- **MATERIAL**
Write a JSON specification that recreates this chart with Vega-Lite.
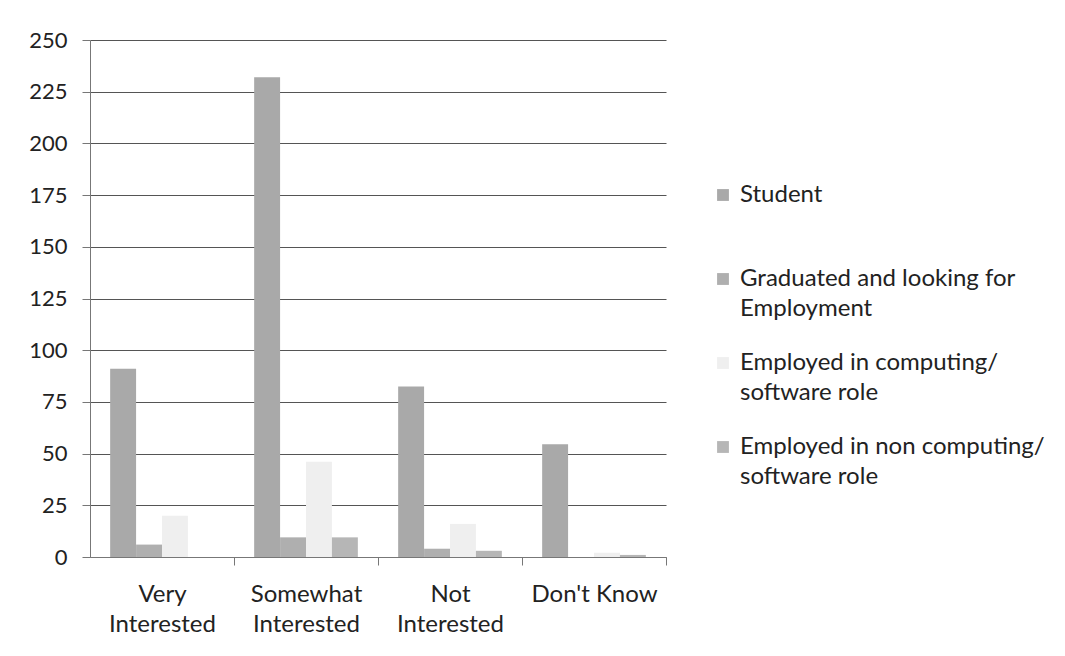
{
  "$schema": "https://vega.github.io/schema/vega-lite/v6.json",
  "width": 576,
  "height": 517,
  "autosize": {"type": "none"},
  "padding": {"left": 90, "top": 40, "right": 399, "bottom": 99},
  "background": "white",
  "data": {
    "values": [
      {"interest": "Very Interested", "status": "Student", "count": 91},
      {"interest": "Very Interested", "status": "Graduated and looking for Employment", "count": 6},
      {"interest": "Very Interested", "status": "Employed in computing/ software role", "count": 20},
      {"interest": "Very Interested", "status": "Employed in non computing/ software role", "count": 0},
      {"interest": "Somewhat Interested", "status": "Student", "count": 232},
      {"interest": "Somewhat Interested", "status": "Graduated and looking for Employment", "count": 9.5},
      {"interest": "Somewhat Interested", "status": "Employed in computing/ software role", "count": 46},
      {"interest": "Somewhat Interested", "status": "Employed in non computing/ software role", "count": 9.5},
      {"interest": "Not Interested", "status": "Student", "count": 82.5},
      {"interest": "Not Interested", "status": "Graduated and looking for Employment", "count": 4},
      {"interest": "Not Interested", "status": "Employed in computing/ software role", "count": 16},
      {"interest": "Not Interested", "status": "Employed in non computing/ software role", "count": 3},
      {"interest": "Don't Know", "status": "Student", "count": 54.5},
      {"interest": "Don't Know", "status": "Graduated and looking for Employment", "count": 0},
      {"interest": "Don't Know", "status": "Employed in computing/ software role", "count": 2},
      {"interest": "Don't Know", "status": "Employed in non computing/ software role", "count": 1}
    ]
  },
  "mark": {"type": "bar"},
  "encoding": {
    "x": {
      "field": "interest",
      "type": "nominal",
      "sort": ["Very Interested", "Somewhat Interested", "Not Interested", "Don't Know"],
      "scale": {"paddingInner": 0.28, "paddingOuter": 0.14},
      "axis": {
        "title": null,
        "labelAngle": 0,
        "labelExpr": "datum.label == \"Don't Know\" ? datum.label : split(datum.label, ' ')",
        "labelLineHeight": 30,
        "labelFont": "Lato",
        "labelFontSize": 24,
        "labelColor": "#222",
        "labelBaseline": "alphabetic",
        "labelPadding": 36,
        "tickOffset": 72,
        "labelOffset": -72,
        "tickSize": 8,
        "tickColor": "#777",
        "domainColor": "#777",
        "grid": false
      }
    },
    "xOffset": {
      "field": "status",
      "type": "nominal",
      "sort": ["Student", "Graduated and looking for Employment", "Employed in computing/ software role", "Employed in non computing/ software role"],
      "scale": {"paddingInner": 0, "paddingOuter": 0}
    },
    "y": {
      "field": "count",
      "type": "quantitative",
      "scale": {"domain": [0, 250], "nice": false},
      "axis": {
        "title": null,
        "values": [0, 25, 50, 75, 100, 125, 150, 175, 200, 225, 250],
        "labelFont": "Lato",
        "labelFontSize": 22,
        "labelColor": "#222",
        "labelPadding": 15,
        "tickSize": 8,
        "tickColor": "#777",
        "domainColor": "#777",
        "gridColor": "#555",
        "gridWidth": 1
      }
    },
    "color": {
      "field": "status",
      "type": "nominal",
      "sort": ["Student", "Graduated and looking for Employment", "Employed in computing/ software role", "Employed in non computing/ software role"],
      "scale": {
        "domain": ["Student", "Graduated and looking for Employment", "Employed in computing/ software role", "Employed in non computing/ software role"],
        "range": ["#a9a9a9", "#afafaf", "#efefef", "#b6b6b6"]
      },
      "legend": {
        "title": null,
        "orient": "none",
        "legendX": 621,
        "legendY": 143,
        "symbolType": "square",
        "symbolSize": 140,
        "symbolStrokeWidth": 0,
        "labelFont": "Lato",
        "labelFontSize": 24,
        "labelColor": "#222",
        "labelLimit": 400,
        "labelOffset": 5,
        "rowPadding": 30,
        "labelExpr": "datum.label == 'Student' ? ['Student', ' '] : datum.label == 'Graduated and looking for Employment' ? ['Graduated and looking for', 'Employment'] : datum.label == 'Employed in computing/ software role' ? ['Employed in computing/', 'software role'] : ['Employed in non computing/', 'software role']",
        "encode": {
          "labels": {"update": {"lineHeight": {"value": 30}}}
        }
      }
    }
  },
  "config": {
    "view": {"stroke": null},
    "font": "Lato"
  }
}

- **GOAL**
Transcribe the whole listing, character for character, but not its images.

- **WRITTEN SOLUTION**
Write a JSON specification that recreates this chart with Vega-Lite.
{
  "$schema": "https://vega.github.io/schema/vega-lite/v6.json",
  "width": 576,
  "height": 517,
  "autosize": {"type": "none"},
  "padding": {"left": 90, "top": 40, "right": 399, "bottom": 99},
  "background": "white",
  "data": {
    "values": [
      {"interest": "Very Interested", "status": "Student", "count": 91},
      {"interest": "Very Interested", "status": "Graduated and looking for Employment", "count": 6},
      {"interest": "Very Interested", "status": "Employed in computing/ software role", "count": 20},
      {"interest": "Very Interested", "status": "Employed in non computing/ software role", "count": 0},
      {"interest": "Somewhat Interested", "status": "Student", "count": 232},
      {"interest": "Somewhat Interested", "status": "Graduated and looking for Employment", "count": 9.5},
      {"interest": "Somewhat Interested", "status": "Employed in computing/ software role", "count": 46},
      {"interest": "Somewhat Interested", "status": "Employed in non computing/ software role", "count": 9.5},
      {"interest": "Not Interested", "status": "Student", "count": 82.5},
      {"interest": "Not Interested", "status": "Graduated and looking for Employment", "count": 4},
      {"interest": "Not Interested", "status": "Employed in computing/ software role", "count": 16},
      {"interest": "Not Interested", "status": "Employed in non computing/ software role", "count": 3},
      {"interest": "Don't Know", "status": "Student", "count": 54.5},
      {"interest": "Don't Know", "status": "Graduated and looking for Employment", "count": 0},
      {"interest": "Don't Know", "status": "Employed in computing/ software role", "count": 2},
      {"interest": "Don't Know", "status": "Employed in non computing/ software role", "count": 1}
    ]
  },
  "mark": {"type": "bar"},
  "encoding": {
    "x": {
      "field": "interest",
      "type": "nominal",
      "sort": ["Very Interested", "Somewhat Interested", "Not Interested", "Don't Know"],
      "scale": {"paddingInner": 0.28, "paddingOuter": 0.14},
      "axis": {
        "title": null,
        "labelAngle": 0,
        "labelExpr": "datum.label == \"Don't Know\" ? datum.label : split(datum.label, ' ')",
        "labelLineHeight": 30,
        "labelFont": "Lato",
        "labelFontSize": 24,
        "labelColor": "#222",
        "labelBaseline": "alphabetic",
        "labelPadding": 36,
        "tickOffset": 72,
        "labelOffset": -72,
        "tickSize": 8,
        "tickColor": "#777",
        "domainColor": "#777",
        "grid": false
      }
    },
    "xOffset": {
      "field": "status",
      "type": "nominal",
      "sort": ["Student", "Graduated and looking for Employment", "Employed in computing/ software role", "Employed in non computing/ software role"],
      "scale": {"paddingInner": 0, "paddingOuter": 0}
    },
    "y": {
      "field": "count",
      "type": "quantitative",
      "scale": {"domain": [0, 250], "nice": false},
      "axis": {
        "title": null,
        "values": [0, 25, 50, 75, 100, 125, 150, 175, 200, 225, 250],
        "labelFont": "Lato",
        "labelFontSize": 22,
        "labelColor": "#222",
        "labelPadding": 15,
        "tickSize": 8,
        "tickColor": "#777",
        "domainColor": "#777",
        "gridColor": "#555",
        "gridWidth": 1
      }
    },
    "color": {
      "field": "status",
      "type": "nominal",
      "sort": ["Student", "Graduated and looking for Employment", "Employed in computing/ software role", "Employed in non computing/ software role"],
      "scale": {
        "domain": ["Student", "Graduated and looking for Employment", "Employed in computing/ software role", "Employed in non computing/ software role"],
        "range": ["#a9a9a9", "#afafaf", "#efefef", "#b6b6b6"]
      },
      "legend": {
        "title": null,
        "orient": "none",
        "legendX": 621,
        "legendY": 143,
        "symbolType": "square",
        "symbolSize": 140,
        "symbolStrokeWidth": 0,
        "labelFont": "Lato",
        "labelFontSize": 24,
        "labelColor": "#222",
        "labelLimit": 400,
        "labelOffset": 5,
        "rowPadding": 30,
        "labelExpr": "datum.label == 'Student' ? ['Student', ' '] : datum.label == 'Graduated and looking for Employment' ? ['Graduated and looking for', 'Employment'] : datum.label == 'Employed in computing/ software role' ? ['Employed in computing/', 'software role'] : ['Employed in non computing/', 'software role']",
        "encode": {
          "labels": {"update": {"lineHeight": {"value": 30}}}
        }
      }
    }
  },
  "config": {
    "view": {"stroke": null},
    "font": "Lato"
  }
}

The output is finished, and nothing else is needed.